# Start of SUPPLIED INFORMATION
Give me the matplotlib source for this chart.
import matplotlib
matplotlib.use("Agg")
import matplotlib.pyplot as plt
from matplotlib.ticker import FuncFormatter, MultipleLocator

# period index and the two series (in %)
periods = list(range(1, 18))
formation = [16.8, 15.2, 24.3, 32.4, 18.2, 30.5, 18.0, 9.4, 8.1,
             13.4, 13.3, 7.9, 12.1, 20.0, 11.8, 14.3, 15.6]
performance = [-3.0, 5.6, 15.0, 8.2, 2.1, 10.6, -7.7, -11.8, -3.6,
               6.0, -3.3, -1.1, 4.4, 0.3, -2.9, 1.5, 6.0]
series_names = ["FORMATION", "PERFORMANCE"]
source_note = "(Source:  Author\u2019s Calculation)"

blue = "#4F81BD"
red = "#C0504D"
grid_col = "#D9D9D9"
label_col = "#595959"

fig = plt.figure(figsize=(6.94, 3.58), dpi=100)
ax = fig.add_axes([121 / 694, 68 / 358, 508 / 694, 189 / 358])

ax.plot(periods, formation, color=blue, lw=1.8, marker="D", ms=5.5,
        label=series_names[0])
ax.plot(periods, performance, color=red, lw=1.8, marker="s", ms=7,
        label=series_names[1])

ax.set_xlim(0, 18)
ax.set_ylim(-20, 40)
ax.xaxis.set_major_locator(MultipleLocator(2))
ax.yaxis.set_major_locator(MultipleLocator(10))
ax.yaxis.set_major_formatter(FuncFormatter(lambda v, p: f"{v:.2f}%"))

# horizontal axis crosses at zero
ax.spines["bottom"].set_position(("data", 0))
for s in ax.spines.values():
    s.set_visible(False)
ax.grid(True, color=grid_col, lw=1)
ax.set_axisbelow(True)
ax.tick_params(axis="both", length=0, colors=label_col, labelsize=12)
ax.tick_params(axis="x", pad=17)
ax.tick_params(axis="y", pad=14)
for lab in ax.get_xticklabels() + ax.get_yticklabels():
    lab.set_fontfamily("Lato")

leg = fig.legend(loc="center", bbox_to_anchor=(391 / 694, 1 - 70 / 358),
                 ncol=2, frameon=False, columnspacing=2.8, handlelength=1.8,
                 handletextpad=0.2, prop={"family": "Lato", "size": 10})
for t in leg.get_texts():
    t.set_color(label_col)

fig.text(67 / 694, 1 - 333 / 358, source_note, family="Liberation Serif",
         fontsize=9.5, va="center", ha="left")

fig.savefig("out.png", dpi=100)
# End of SUPPLIED INFORMATION
# SHORT TASK
Nothing but a number is needed here: how many lines hold the string "matplotlib"?

# SOLVED PROBLEM
5